# dreaded 2ww!! PLEASE HELP!! 3dp2dt



## Megsy26 (Nov 30, 2012)

Hi Ladies, 
I am 3dp2dt (A grade) I had one emby put back in and 3 frozen . This wait is so blimin unbearable! I'm looking for every sign possible but driving myself insane! The progesterone gel (crinone 8%) seems to be giving me more symptoms I.e. sore boobs, cramps, heartburn, constipation etc at least I think it's the gel!!!!  Could u ladies please tell me if you had a 2dt without symptoms and got BFP or if u did get symptoms....when did they start and what we're they??  
Many thanks


----------



## staceysm (Nov 18, 2010)

Megsy,

If you join the 2ww post on this thread there are loads of women going through the same as you.  From experience there really is no telling, as everyones symptoms can really vary.

For me, with my BFP for my DS.  I had sore boobs, cramping, aches, twinges, brown discharge, all AF symptoms.  But with this BFP, I had not one single symptom and still don't.  Well, sore nipples and that is it.  

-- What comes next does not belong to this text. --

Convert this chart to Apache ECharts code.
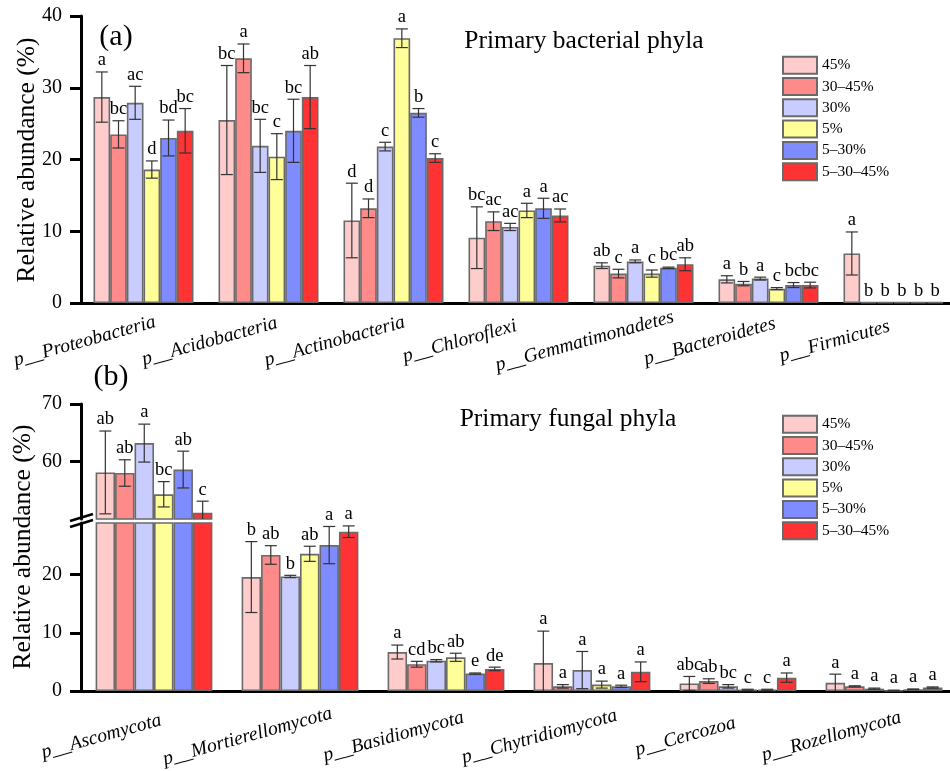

Good luck and you are not alone, believe me.

X


----------



## Martha Moo (Jan 30, 2004)

Hi

I had a 2dt 
I had only af type symptoms up until about day 12 of the 2ww which was a heightened sense of smell, otherwise just af pains sore boobs and spotting exactly as AF was about to show up, luckily it wasnt the case



Perhaps join in the 2ww chat for January, the ladies are lovely and supportive and some are at a similar stage 

Donna


----------



## babydreams09 (Oct 4, 2009)

Hi!


I had a 3dt on both successful pregnancies and only had bare twinges every so often as my symptom (which were probably from ec).  All other symptoms came after bfp.  No cramping ever.


Good luck!


----------